Written request: Copy every line of the data in which the word "this" occurs.

[Raw records]

=-=-=

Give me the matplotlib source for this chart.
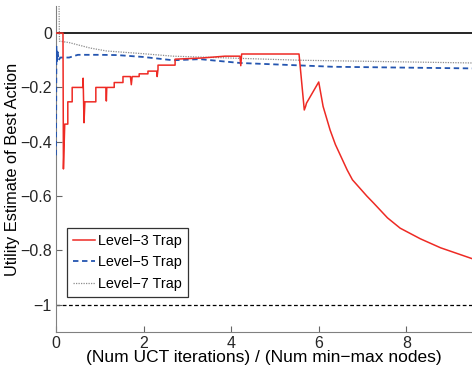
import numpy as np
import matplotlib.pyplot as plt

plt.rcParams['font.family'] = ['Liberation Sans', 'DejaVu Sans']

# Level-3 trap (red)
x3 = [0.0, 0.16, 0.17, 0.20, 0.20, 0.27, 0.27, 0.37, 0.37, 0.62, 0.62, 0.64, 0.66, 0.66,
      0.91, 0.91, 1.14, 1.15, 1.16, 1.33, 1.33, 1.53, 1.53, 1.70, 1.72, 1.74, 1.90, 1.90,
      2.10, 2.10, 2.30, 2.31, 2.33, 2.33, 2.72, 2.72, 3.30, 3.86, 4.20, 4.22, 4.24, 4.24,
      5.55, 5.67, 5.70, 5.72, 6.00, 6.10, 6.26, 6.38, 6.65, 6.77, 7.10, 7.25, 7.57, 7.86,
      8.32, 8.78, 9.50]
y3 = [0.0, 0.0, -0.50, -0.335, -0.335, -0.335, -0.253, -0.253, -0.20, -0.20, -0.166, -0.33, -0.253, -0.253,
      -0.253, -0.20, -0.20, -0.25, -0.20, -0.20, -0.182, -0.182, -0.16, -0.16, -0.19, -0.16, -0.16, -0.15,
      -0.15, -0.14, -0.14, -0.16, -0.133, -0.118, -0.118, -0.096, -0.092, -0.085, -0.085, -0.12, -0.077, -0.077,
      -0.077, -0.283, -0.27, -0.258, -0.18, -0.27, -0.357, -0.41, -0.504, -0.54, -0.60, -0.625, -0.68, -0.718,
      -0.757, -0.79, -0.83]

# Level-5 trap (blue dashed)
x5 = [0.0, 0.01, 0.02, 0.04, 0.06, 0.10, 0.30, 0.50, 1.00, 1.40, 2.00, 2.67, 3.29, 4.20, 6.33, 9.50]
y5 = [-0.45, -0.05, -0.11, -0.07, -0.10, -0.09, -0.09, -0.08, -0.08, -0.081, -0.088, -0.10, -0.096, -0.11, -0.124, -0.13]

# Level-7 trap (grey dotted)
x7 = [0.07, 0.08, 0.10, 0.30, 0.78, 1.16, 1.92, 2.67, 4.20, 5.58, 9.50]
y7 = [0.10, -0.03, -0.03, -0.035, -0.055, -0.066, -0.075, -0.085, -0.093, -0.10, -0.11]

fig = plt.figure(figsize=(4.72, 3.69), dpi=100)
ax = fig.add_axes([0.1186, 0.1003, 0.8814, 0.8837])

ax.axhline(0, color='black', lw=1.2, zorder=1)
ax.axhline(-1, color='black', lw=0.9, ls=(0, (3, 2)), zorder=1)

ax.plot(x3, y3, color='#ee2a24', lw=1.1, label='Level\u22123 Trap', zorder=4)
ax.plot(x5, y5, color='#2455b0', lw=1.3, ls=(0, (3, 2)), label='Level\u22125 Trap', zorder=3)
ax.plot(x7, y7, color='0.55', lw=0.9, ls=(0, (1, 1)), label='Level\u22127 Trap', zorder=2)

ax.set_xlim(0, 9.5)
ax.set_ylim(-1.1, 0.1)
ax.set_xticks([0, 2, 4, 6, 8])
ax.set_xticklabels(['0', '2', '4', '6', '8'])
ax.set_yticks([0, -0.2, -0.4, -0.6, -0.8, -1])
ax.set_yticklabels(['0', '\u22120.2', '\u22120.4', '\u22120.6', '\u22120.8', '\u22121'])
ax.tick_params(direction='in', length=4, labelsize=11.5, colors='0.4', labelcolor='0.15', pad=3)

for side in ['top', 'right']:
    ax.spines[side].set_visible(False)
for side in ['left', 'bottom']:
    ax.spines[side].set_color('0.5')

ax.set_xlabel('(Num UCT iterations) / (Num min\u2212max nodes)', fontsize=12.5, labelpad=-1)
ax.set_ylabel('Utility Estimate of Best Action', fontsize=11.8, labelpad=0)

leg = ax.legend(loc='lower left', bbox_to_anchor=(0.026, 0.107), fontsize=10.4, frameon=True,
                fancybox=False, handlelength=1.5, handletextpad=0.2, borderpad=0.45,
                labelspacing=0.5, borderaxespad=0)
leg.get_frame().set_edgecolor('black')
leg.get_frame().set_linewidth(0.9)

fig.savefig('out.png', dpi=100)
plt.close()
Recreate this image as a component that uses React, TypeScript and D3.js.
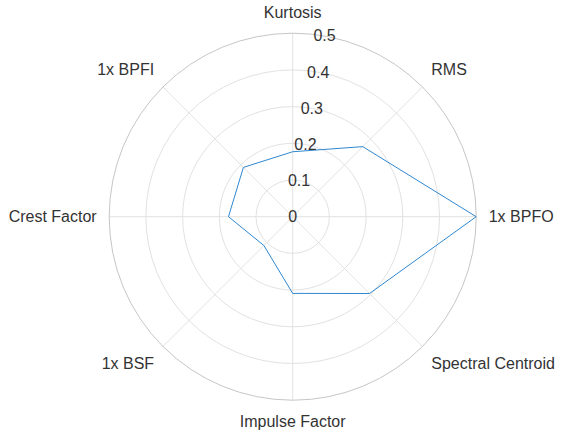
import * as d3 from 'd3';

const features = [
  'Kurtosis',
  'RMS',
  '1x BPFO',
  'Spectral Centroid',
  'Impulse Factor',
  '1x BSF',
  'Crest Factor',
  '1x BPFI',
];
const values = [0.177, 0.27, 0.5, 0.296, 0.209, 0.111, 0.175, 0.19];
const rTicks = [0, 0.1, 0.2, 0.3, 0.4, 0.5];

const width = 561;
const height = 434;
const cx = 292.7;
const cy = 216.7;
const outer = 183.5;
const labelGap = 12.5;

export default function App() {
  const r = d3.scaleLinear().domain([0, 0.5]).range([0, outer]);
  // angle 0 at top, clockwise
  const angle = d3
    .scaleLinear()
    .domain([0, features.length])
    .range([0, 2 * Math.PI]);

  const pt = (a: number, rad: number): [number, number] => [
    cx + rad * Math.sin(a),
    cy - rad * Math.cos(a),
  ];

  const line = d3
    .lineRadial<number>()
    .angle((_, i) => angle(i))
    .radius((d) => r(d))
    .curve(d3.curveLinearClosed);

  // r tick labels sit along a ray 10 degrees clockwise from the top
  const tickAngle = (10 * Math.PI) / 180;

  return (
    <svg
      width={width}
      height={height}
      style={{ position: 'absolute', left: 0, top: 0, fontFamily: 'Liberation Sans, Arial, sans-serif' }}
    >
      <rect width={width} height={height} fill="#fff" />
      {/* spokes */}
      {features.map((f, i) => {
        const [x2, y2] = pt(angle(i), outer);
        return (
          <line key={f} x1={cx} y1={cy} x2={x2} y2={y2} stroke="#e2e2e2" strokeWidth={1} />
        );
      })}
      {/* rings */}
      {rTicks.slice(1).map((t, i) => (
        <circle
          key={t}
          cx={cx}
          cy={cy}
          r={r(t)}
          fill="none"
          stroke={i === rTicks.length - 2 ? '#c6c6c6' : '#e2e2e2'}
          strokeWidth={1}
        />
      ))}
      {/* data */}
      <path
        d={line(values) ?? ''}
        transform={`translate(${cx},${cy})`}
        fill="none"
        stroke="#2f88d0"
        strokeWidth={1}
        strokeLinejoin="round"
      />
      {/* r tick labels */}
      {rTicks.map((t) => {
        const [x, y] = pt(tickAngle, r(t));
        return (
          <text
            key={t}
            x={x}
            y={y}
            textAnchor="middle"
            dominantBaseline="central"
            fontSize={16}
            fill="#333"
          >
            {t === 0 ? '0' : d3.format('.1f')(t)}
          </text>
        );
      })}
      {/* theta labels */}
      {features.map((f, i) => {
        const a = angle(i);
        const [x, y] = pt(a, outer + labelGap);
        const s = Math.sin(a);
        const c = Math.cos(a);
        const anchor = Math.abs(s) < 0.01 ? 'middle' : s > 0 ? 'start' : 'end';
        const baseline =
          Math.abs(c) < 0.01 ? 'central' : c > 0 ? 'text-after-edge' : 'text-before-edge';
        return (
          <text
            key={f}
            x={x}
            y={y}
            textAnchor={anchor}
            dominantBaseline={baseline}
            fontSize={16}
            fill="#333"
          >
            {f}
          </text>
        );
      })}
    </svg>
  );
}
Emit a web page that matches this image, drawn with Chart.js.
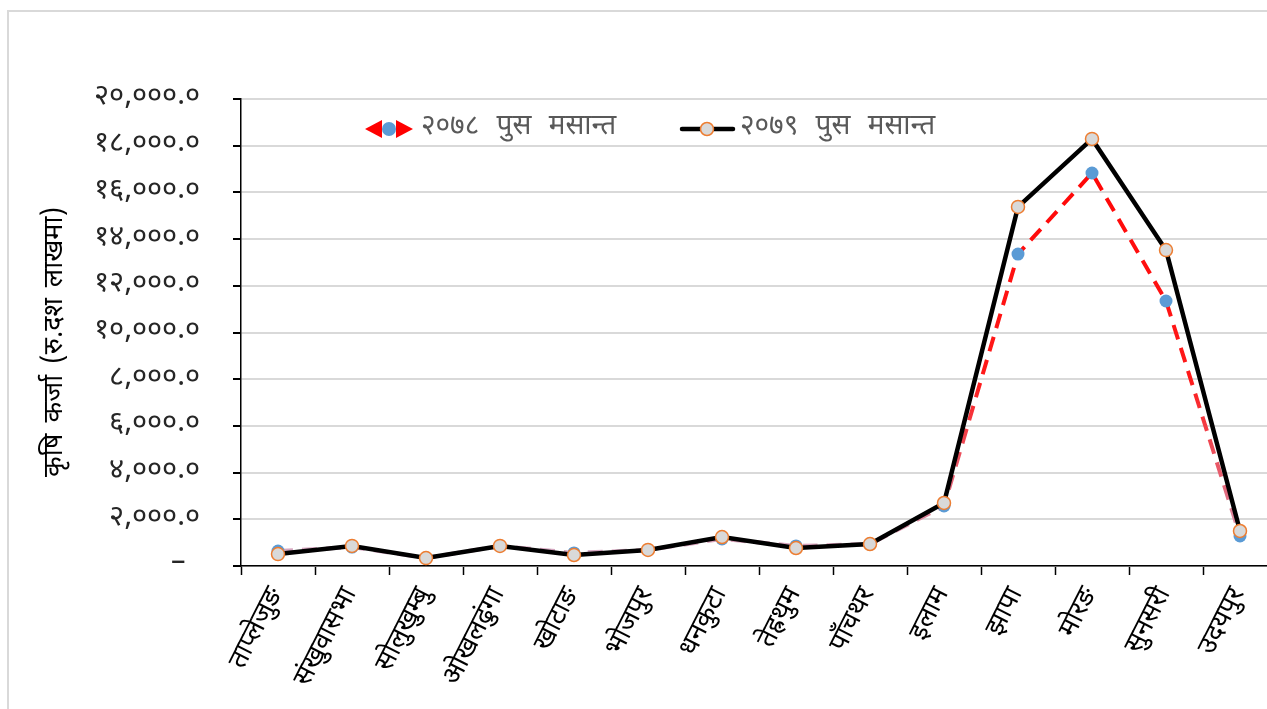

=-=-=

Solution below:
Give me the matplotlib source for this chart.
Recreate this image as a component that uses React, TypeScript and D3.js.
Emit a web page that matches this image, drawn with Chart.js.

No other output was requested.